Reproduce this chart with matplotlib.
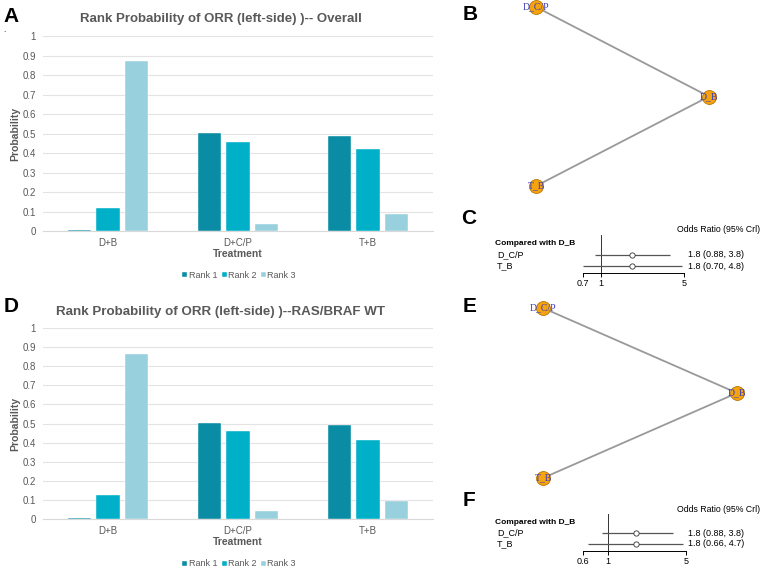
import matplotlib
matplotlib.use("Agg")
import matplotlib.pyplot as plt
from matplotlib.transforms import blended_transform_factory
import numpy as np

plt.rcParams['font.family'] = ['Liberation Sans', 'DejaVu Sans']

W, H = 761, 568

# ---------------- data ----------------
treatments = ["D+B", "D+C/P", "T+B"]
rank_labels = ["Rank 1", "Rank 2", "Rank 3"]
overall_rank1 = [0.007, 0.502, 0.487]
overall_rank2 = [0.117, 0.456, 0.423]
overall_rank3 = [0.874, 0.036, 0.085]
wt_rank1 = [0.007, 0.501, 0.492]
wt_rank2 = [0.127, 0.459, 0.414]
wt_rank3 = [0.866, 0.042, 0.094]
yticks = [0, 0.1, 0.2, 0.3, 0.4, 0.5, 0.6, 0.7, 0.8, 0.9, 1]
ytick_labels = ["0", "0.1", "0.2", "0.3", "0.4", "0.5", "0.6", "0.7", "0.8", "0.9", "1"]

net_nodes = ["D_C/P", "D_B", "T_B"]
net_node_x = [0.0, 1.0, 0.0]
net_node_y = [1.0, 0.5, 0.0]
net_edges = [("D_C/P", "D_B"), ("T_B", "D_B")]

forest_labels = ["D_C/P", "T_B"]
c_or = [1.8, 1.8]
c_lo = [0.88, 0.70]
c_hi = [3.8, 4.8]
c_xticks = [0.7, 1, 5]
c_xticklabels = ["0.7", "1", "5"]
f_or = [1.8, 1.8]
f_lo = [0.88, 0.66]
f_hi = [3.8, 4.7]
f_xticks = [0.6, 1, 5]
f_xticklabels = ["0.6", "1", "5"]

colors = ["#0A8CA5", "#00AFC8", "#98D0DE"]
gray_txt = "#595959"

fig = plt.figure(figsize=(W / 100, H / 100), dpi=100)


def px_axes(left, top, right, bottom):
    return fig.add_axes([left / W, 1 - bottom / H, (right - left) / W, (bottom - top) / H])


def bar_panel(top, bottom, title, title_y, title_size, r1, r2, r3, xlab_y, leg_y):
    ax = px_axes(43, top, 433, bottom)
    x = np.arange(len(treatments))
    off = 0.223
    bw = 0.177
    for i, (vals, c, lab) in enumerate(zip([r1, r2, r3], colors, rank_labels)):
        ax.bar(x + (i - 1) * off, vals, width=bw, color=c, label=lab, zorder=3,
               edgecolor="white", linewidth=0.3)
    ax.set_xlim(-0.5, 2.5)
    ax.set_ylim(0, 1)
    ax.set_yticks(yticks)
    ax.set_yticklabels(ytick_labels)
    ax.set_xticks(x)
    ax.set_xticklabels(treatments)
    ax.tick_params(axis="both", length=0, labelsize=7, labelcolor=gray_txt)
    ax.tick_params(axis="y", pad=5)
    ax.tick_params(axis="x", pad=5)
    for s in ["top", "right", "left"]:
        ax.spines[s].set_visible(False)
    ax.spines["bottom"].set_color("#D9D9D9")
    ax.grid(axis="y", color="#E3E3E3", linewidth=0.8, zorder=0)
    ax.set_ylabel("Probability", fontsize=7.5, fontweight="bold", color=gray_txt)
    ax.yaxis.set_label_coords((20 - 43) / 390, 0.5)
    fig.text(238 / W, 1 - xlab_y / H, "Treatment", fontsize=7.5, fontweight="bold",
             color=gray_txt, ha="center", va="center")
    fig.text(221 / W, 1 - title_y / H, title, fontsize=title_size, fontweight="bold",
             color=gray_txt, ha="center", va="center")
    leg = ax.legend(loc="center", bbox_to_anchor=(239 / W, 1 - leg_y / H),
                    bbox_transform=fig.transFigure, ncol=3, frameon=False,
                    fontsize=6.5, handlelength=0.55, handleheight=0.55, handletextpad=0.15,
                    columnspacing=0.5)
    for t in leg.get_texts():
        t.set_color(gray_txt)
    return ax


bar_panel(36, 231, "Rank Probability of ORR (left-side) )-- Overall", 19, 9.5,
          overall_rank1, overall_rank2, overall_rank3, 254, 275)
bar_panel(328, 519, "Rank Probability of ORR (left-side) )--RAS/BRAF WT", 312, 9.6,
          wt_rank1, wt_rank2, wt_rank3, 542, 564)


def network_panel(x0, y0, x1, y1):
    # (x0,y0) pixel of layout (0,0); (x1,y1) pixel of layout (1,1)
    ax = px_axes(x0, y1, x1, y0)
    ax.set_xlim(0, 1)
    ax.set_ylim(0, 1)
    ax.axis("off")
    pos = {n: (xx, yy) for n, xx, yy in zip(net_nodes, net_node_x, net_node_y)}
    for a, b in net_edges:
        ax.plot([pos[a][0], pos[b][0]], [pos[a][1], pos[b][1]], color="#999999",
                linewidth=1.3, zorder=1, clip_on=False)
    ax.scatter(net_node_x, net_node_y, s=100, color="#F5A30F", edgecolor="#B87400",
               linewidth=0.6, zorder=2, clip_on=False)
    for n, xx, yy in zip(net_nodes, net_node_x, net_node_y):
        ax.text(xx, yy, n, ha="center", va="center", fontsize=7, color="#3A3AC0",
                family=["Liberation Serif", "DejaVu Serif"], zorder=3, clip_on=False)
    return ax


network_panel(536, 186, 709, 7)
network_panel(543, 478, 737, 308)


def forest_panel(left, right, top, bottom, row_px, or_, lo, hi, xt, xtl, xmin, xmax,
                 title_y, label_x, val_x):
    # row_px: pixel y of header row (0), row 1, row 2
    ax = px_axes(left, top, right, bottom)
    ax.set_xscale("log")
    ax.set_xlim(xmin, xmax)
    step = (row_px[2] - row_px[0]) / 2.0
    ax.set_ylim((bottom - row_px[0]) / step, (top - row_px[0]) / step)
    for s in ["top", "right", "left"]:
        ax.spines[s].set_visible(False)
    ax.spines["bottom"].set_bounds(xmin, xmax)
    ax.spines["bottom"].set_linewidth(0.7)
    ax.set_yticks([])
    ax.set_xticks(xt)
    ax.set_xticklabels(xtl)
    ax.minorticks_off()
    ax.tick_params(axis="x", length=3, width=0.7, labelsize=6.5, pad=1)
    ax.axvline(1, color="#333333", linewidth=0.7)
    rows = np.arange(1, len(forest_labels) + 1)
    ax.hlines(rows, lo, hi, color="#555555", linewidth=0.9, clip_on=False)
    ax.plot(or_, rows, "o", markerfacecolor="white", markeredgecolor="#333333",
            markersize=3.8, markeredgewidth=0.6, clip_on=False, zorder=3)
    tr = blended_transform_factory(fig.transFigure, ax.transData)
    ax.text(label_x / W, 0, "Compared with D_B", transform=tr, fontsize=6,
            fontweight="bold", va="center", ha="left")
    for r, lab, o, l, h in zip(rows, forest_labels, or_, lo, hi):
        ax.text((label_x + 2) / W, r, lab, transform=tr, fontsize=6.5, va="center", ha="left")
        ax.text(val_x / W, r, f"{o:.1f} ({l:.2f}, {h:.1f})", transform=tr, fontsize=6.5,
                va="center", ha="left")
    fig.text(760 / W, 1 - title_y / H, "Odds Ratio (95% Crl)", fontsize=6.3,
             ha="right", va="center")
    return ax


forest_panel(583, 684, 235, 273, [243, 254.5, 266], c_or, c_lo, c_hi, c_xticks, c_xticklabels,
             0.7, 5, 229, 495, 688)
forest_panel(583, 686, 514, 551, [522, 533, 544], f_or, f_lo, f_hi, f_xticks, f_xticklabels,
             0.6, 5, 509, 495, 688)

# panel letters
for lab, (x, y) in zip("ABCDEF", [(11, 16), (470, 15), (469, 219), (11, 307), (470, 307), (469, 500)]):
    fig.text(x / W, 1 - y / H, lab, fontsize=15, fontweight="bold", ha="center", va="center")
fig.text(3 / W, 1 - 31 / H, ".", fontsize=6, ha="left", va="center")

fig.savefig("out.png", dpi=100)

------------------------------------------------------------------------

Set down the complete material exactly, but do not include the images.

- FULL SOLUTION -
Reproduce this chart with matplotlib.
import matplotlib
matplotlib.use("Agg")
import matplotlib.pyplot as plt
from matplotlib.transforms import blended_transform_factory
import numpy as np

plt.rcParams['font.family'] = ['Liberation Sans', 'DejaVu Sans']

W, H = 761, 568

# ---------------- data ----------------
treatments = ["D+B", "D+C/P", "T+B"]
rank_labels = ["Rank 1", "Rank 2", "Rank 3"]
overall_rank1 = [0.007, 0.502, 0.487]
overall_rank2 = [0.117, 0.456, 0.423]
overall_rank3 = [0.874, 0.036, 0.085]
wt_rank1 = [0.007, 0.501, 0.492]
wt_rank2 = [0.127, 0.459, 0.414]
wt_rank3 = [0.866, 0.042, 0.094]
yticks = [0, 0.1, 0.2, 0.3, 0.4, 0.5, 0.6, 0.7, 0.8, 0.9, 1]
ytick_labels = ["0", "0.1", "0.2", "0.3", "0.4", "0.5", "0.6", "0.7", "0.8", "0.9", "1"]

net_nodes = ["D_C/P", "D_B", "T_B"]
net_node_x = [0.0, 1.0, 0.0]
net_node_y = [1.0, 0.5, 0.0]
net_edges = [("D_C/P", "D_B"), ("T_B", "D_B")]

forest_labels = ["D_C/P", "T_B"]
c_or = [1.8, 1.8]
c_lo = [0.88, 0.70]
c_hi = [3.8, 4.8]
c_xticks = [0.7, 1, 5]
c_xticklabels = ["0.7", "1", "5"]
f_or = [1.8, 1.8]
f_lo = [0.88, 0.66]
f_hi = [3.8, 4.7]
f_xticks = [0.6, 1, 5]
f_xticklabels = ["0.6", "1", "5"]

colors = ["#0A8CA5", "#00AFC8", "#98D0DE"]
gray_txt = "#595959"

fig = plt.figure(figsize=(W / 100, H / 100), dpi=100)


def px_axes(left, top, right, bottom):
    return fig.add_axes([left / W, 1 - bottom / H, (right - left) / W, (bottom - top) / H])


def bar_panel(top, bottom, title, title_y, title_size, r1, r2, r3, xlab_y, leg_y):
    ax = px_axes(43, top, 433, bottom)
    x = np.arange(len(treatments))
    off = 0.223
    bw = 0.177
    for i, (vals, c, lab) in enumerate(zip([r1, r2, r3], colors, rank_labels)):
        ax.bar(x + (i - 1) * off, vals, width=bw, color=c, label=lab, zorder=3,
               edgecolor="white", linewidth=0.3)
    ax.set_xlim(-0.5, 2.5)
    ax.set_ylim(0, 1)
    ax.set_yticks(yticks)
    ax.set_yticklabels(ytick_labels)
    ax.set_xticks(x)
    ax.set_xticklabels(treatments)
    ax.tick_params(axis="both", length=0, labelsize=7, labelcolor=gray_txt)
    ax.tick_params(axis="y", pad=5)
    ax.tick_params(axis="x", pad=5)
    for s in ["top", "right", "left"]:
        ax.spines[s].set_visible(False)
    ax.spines["bottom"].set_color("#D9D9D9")
    ax.grid(axis="y", color="#E3E3E3", linewidth=0.8, zorder=0)
    ax.set_ylabel("Probability", fontsize=7.5, fontweight="bold", color=gray_txt)
    ax.yaxis.set_label_coords((20 - 43) / 390, 0.5)
    fig.text(238 / W, 1 - xlab_y / H, "Treatment", fontsize=7.5, fontweight="bold",
             color=gray_txt, ha="center", va="center")
    fig.text(221 / W, 1 - title_y / H, title, fontsize=title_size, fontweight="bold",
             color=gray_txt, ha="center", va="center")
    leg = ax.legend(loc="center", bbox_to_anchor=(239 / W, 1 - leg_y / H),
                    bbox_transform=fig.transFigure, ncol=3, frameon=False,
                    fontsize=6.5, handlelength=0.55, handleheight=0.55, handletextpad=0.15,
                    columnspacing=0.5)
    for t in leg.get_texts():
        t.set_color(gray_txt)
    return ax


bar_panel(36, 231, "Rank Probability of ORR (left-side) )-- Overall", 19, 9.5,
          overall_rank1, overall_rank2, overall_rank3, 254, 275)
bar_panel(328, 519, "Rank Probability of ORR (left-side) )--RAS/BRAF WT", 312, 9.6,
          wt_rank1, wt_rank2, wt_rank3, 542, 564)


def network_panel(x0, y0, x1, y1):
    # (x0,y0) pixel of layout (0,0); (x1,y1) pixel of layout (1,1)
    ax = px_axes(x0, y1, x1, y0)
    ax.set_xlim(0, 1)
    ax.set_ylim(0, 1)
    ax.axis("off")
    pos = {n: (xx, yy) for n, xx, yy in zip(net_nodes, net_node_x, net_node_y)}
    for a, b in net_edges:
        ax.plot([pos[a][0], pos[b][0]], [pos[a][1], pos[b][1]], color="#999999",
                linewidth=1.3, zorder=1, clip_on=False)
    ax.scatter(net_node_x, net_node_y, s=100, color="#F5A30F", edgecolor="#B87400",
               linewidth=0.6, zorder=2, clip_on=False)
    for n, xx, yy in zip(net_nodes, net_node_x, net_node_y):
        ax.text(xx, yy, n, ha="center", va="center", fontsize=7, color="#3A3AC0",
                family=["Liberation Serif", "DejaVu Serif"], zorder=3, clip_on=False)
    return ax


network_panel(536, 186, 709, 7)
network_panel(543, 478, 737, 308)


def forest_panel(left, right, top, bottom, row_px, or_, lo, hi, xt, xtl, xmin, xmax,
                 title_y, label_x, val_x):
    # row_px: pixel y of header row (0), row 1, row 2
    ax = px_axes(left, top, right, bottom)
    ax.set_xscale("log")
    ax.set_xlim(xmin, xmax)
    step = (row_px[2] - row_px[0]) / 2.0
    ax.set_ylim((bottom - row_px[0]) / step, (top - row_px[0]) / step)
    for s in ["top", "right", "left"]:
        ax.spines[s].set_visible(False)
    ax.spines["bottom"].set_bounds(xmin, xmax)
    ax.spines["bottom"].set_linewidth(0.7)
    ax.set_yticks([])
    ax.set_xticks(xt)
    ax.set_xticklabels(xtl)
    ax.minorticks_off()
    ax.tick_params(axis="x", length=3, width=0.7, labelsize=6.5, pad=1)
    ax.axvline(1, color="#333333", linewidth=0.7)
    rows = np.arange(1, len(forest_labels) + 1)
    ax.hlines(rows, lo, hi, color="#555555", linewidth=0.9, clip_on=False)
    ax.plot(or_, rows, "o", markerfacecolor="white", markeredgecolor="#333333",
            markersize=3.8, markeredgewidth=0.6, clip_on=False, zorder=3)
    tr = blended_transform_factory(fig.transFigure, ax.transData)
    ax.text(label_x / W, 0, "Compared with D_B", transform=tr, fontsize=6,
            fontweight="bold", va="center", ha="left")
    for r, lab, o, l, h in zip(rows, forest_labels, or_, lo, hi):
        ax.text((label_x + 2) / W, r, lab, transform=tr, fontsize=6.5, va="center", ha="left")
        ax.text(val_x / W, r, f"{o:.1f} ({l:.2f}, {h:.1f})", transform=tr, fontsize=6.5,
                va="center", ha="left")
    fig.text(760 / W, 1 - title_y / H, "Odds Ratio (95% Crl)", fontsize=6.3,
             ha="right", va="center")
    return ax


forest_panel(583, 684, 235, 273, [243, 254.5, 266], c_or, c_lo, c_hi, c_xticks, c_xticklabels,
             0.7, 5, 229, 495, 688)
forest_panel(583, 686, 514, 551, [522, 533, 544], f_or, f_lo, f_hi, f_xticks, f_xticklabels,
             0.6, 5, 509, 495, 688)

# panel letters
for lab, (x, y) in zip("ABCDEF", [(11, 16), (470, 15), (469, 219), (11, 307), (470, 307), (469, 500)]):
    fig.text(x / W, 1 - y / H, lab, fontsize=15, fontweight="bold", ha="center", va="center")
fig.text(3 / W, 1 - 31 / H, ".", fontsize=6, ha="left", va="center")

fig.savefig("out.png", dpi=100)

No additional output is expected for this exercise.